Attendu que c'est à bon droit que Mme De Visme demande la réparation d'un préjudice né du comportement fautif de la société FDS ; que ce préjudice justifie l'attribution d'une somme, qu'il apparaît à la cour équitable de fixer à 25 000 F, ladite somme produisant intérêts de droit à compter du présent arrêt, les dépens d'appel étant mis à la charge de la société FDS.
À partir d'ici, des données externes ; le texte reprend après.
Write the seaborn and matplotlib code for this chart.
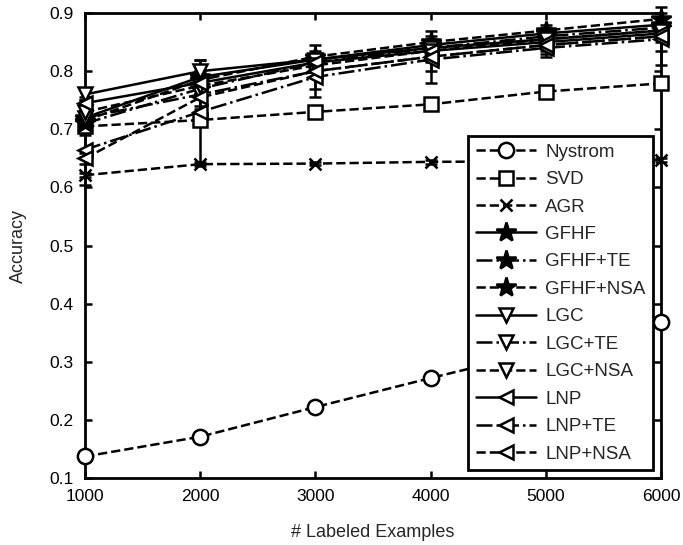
import numpy as np
import pandas as pd
import matplotlib
matplotlib.use("Agg")
import matplotlib.pyplot as plt
import seaborn as sns

# labeled examples on x axis
labeled = [1000, 2000, 3000, 4000, 5000, 6000]

# mean accuracy per method
nystrom = [0.137, 0.171, 0.222, 0.272, 0.320, 0.369]
svd = [0.705, 0.716, 0.730, 0.743, 0.765, 0.779]
agr = [0.621, 0.640, 0.641, 0.644, 0.645, 0.647]
gfhf = [0.720, 0.790, 0.820, 0.845, 0.865, 0.880]
gfhf_te = [0.710, 0.770, 0.815, 0.840, 0.860, 0.875]
gfhf_nsa = [0.715, 0.785, 0.825, 0.850, 0.870, 0.890]
lgc = [0.760, 0.800, 0.820, 0.840, 0.855, 0.870]
lgc_te = [0.720, 0.760, 0.800, 0.825, 0.845, 0.860]
lgc_nsa = [0.730, 0.775, 0.810, 0.835, 0.855, 0.870]
lnp = [0.745, 0.780, 0.815, 0.835, 0.850, 0.865]
lnp_te = [0.665, 0.730, 0.790, 0.820, 0.840, 0.855]
lnp_nsa = [0.650, 0.755, 0.800, 0.825, 0.845, 0.860]

# standard deviations (error bars)
nystrom_err = [0.008, 0.008, 0.008, 0.008, 0.008, 0.008]
svd_err = [0.005, 0.005, 0.005, 0.005, 0.005, 0.008]
agr_err = [0.003, 0.003, 0.003, 0.003, 0.003, 0.003]
gfhf_err = [0.01, 0.01, 0.01, 0.01, 0.01, 0.01]
lgc_err = [0.01, 0.02, 0.01, 0.01, 0.01, 0.01]
lnp_te_err = [0.06, 0.09, 0.02, 0.02, 0.01, 0.02]
lgc_te_err = [0.03, 0.02, 0.045, 0.045, 0.02, 0.05]

methods = ["Nystrom", "SVD", "AGR", "GFHF", "GFHF+TE", "GFHF+NSA",
           "LGC", "LGC+TE", "LGC+NSA", "LNP", "LNP+TE", "LNP+NSA"]
values = [nystrom, svd, agr, gfhf, gfhf_te, gfhf_nsa,
          lgc, lgc_te, lgc_nsa, lnp, lnp_te, lnp_nsa]
errors = [nystrom_err, svd_err, agr_err, gfhf_err, gfhf_err, gfhf_err,
          lgc_err, lgc_te_err, lgc_err, lgc_err, lnp_te_err, lgc_err]

markers = ["o", "s", "x", "*", "*", "*", "v", "v", "v", "<", "<", "<"]
styles = ["--", "--", "--", "-", "-.", "--", "-", "-.", "--", "-", "-.", "--"]
msizes = [11, 10, 8, 15, 15, 15, 10, 10, 10, 10, 10, 10]

sns.set_style("ticks")
plt.rcParams["font.family"] = ["Liberation Sans", "DejaVu Sans"]

fig = plt.figure(figsize=(6.83, 5.45), dpi=100)
ax = fig.add_axes([0.1245, 0.123, 0.8435, 0.853])

for name, vals, err, mk, ls, ms in zip(methods, values, errors, markers, styles, msizes):
    df = pd.DataFrame({"x": labeled, "y": vals})
    ax.errorbar(labeled, vals, yerr=err, fmt="none", ecolor="black",
                elinewidth=1.8, capsize=4, capthick=1.8, zorder=2, clip_on=False)
    face = "black" if mk in ("*", "x") else "white"
    sns.lineplot(data=df, x="x", y="y", ax=ax, color="black", linestyle=ls,
                 linewidth=1.8, marker=mk, markersize=ms, markerfacecolor=face,
                 markeredgecolor="black", markeredgewidth=1.8, label=name,
                 zorder=3, clip_on=False)

ax.set_xlim(1000, 6000)
ax.set_ylim(0.1, 0.9)
ax.set_xticks(labeled)
ax.set_yticks(np.arange(0.1, 0.91, 0.1))
ax.set_yticklabels(["0.1", "0.2", "0.3", "0.4", "0.5", "0.6", "0.7", "0.8", "0.9"])
ax.tick_params(direction="in", top=True, right=True, width=1.8, length=5,
               labelsize=12.5, colors="black")
ax.tick_params(axis="x", pad=8)
ax.tick_params(axis="y", pad=8)
for sp in ax.spines.values():
    sp.set_linewidth(2)
    sp.set_color("black")
ax.set_xlabel("# Labeled Examples", fontsize=13, labelpad=14)
ax.set_ylabel("Accuracy", fontsize=13, labelpad=16)

leg = ax.legend(loc="lower right", bbox_to_anchor=(0.986, 0.017), fontsize=13.5,
                frameon=True, fancybox=False, framealpha=1, edgecolor="black",
                handlelength=3.2, borderpad=0.4, labelspacing=0.55,
                handletextpad=0.5, borderaxespad=0)
leg.get_frame().set_linewidth(2)

fig.savefig("out.png", dpi=100)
Par ces motifs : LA COUR, Dit recevable en la forme l'appel principal de la société FDS et l'appel incident de Mme De Visme à l'encontre du jugement rendu le 25 septembre 1986 par le Tribunal de commerce d'Angoulême. Au fond : Sur l'appel principal le dit mal fondé. Confirme le jugement du 25 septembre 1986 en son donné acte à Mme De Visme en ce qu'il a statué sur l'article 700 du nouveau Code de procédure civile et sur les dépens. Sur l'appel incident : Dit n'y avoir lieu à application des dispositions de l'article 894 du Code civil faisant droit à la demande de dommages-intérêts. Condamne la société FDS à payer à Mme De Visme la somme de 25 000 F à titre de dommages, ladite somme produisant intérêts de droit à compter du présent arrêt. Condamne la société FDS aux dépens d'appel dont distraction au profit de Me Rivel, avoué à la cour, conformément aux dispositions de l'article 699 du nouveau Code de procédure civile.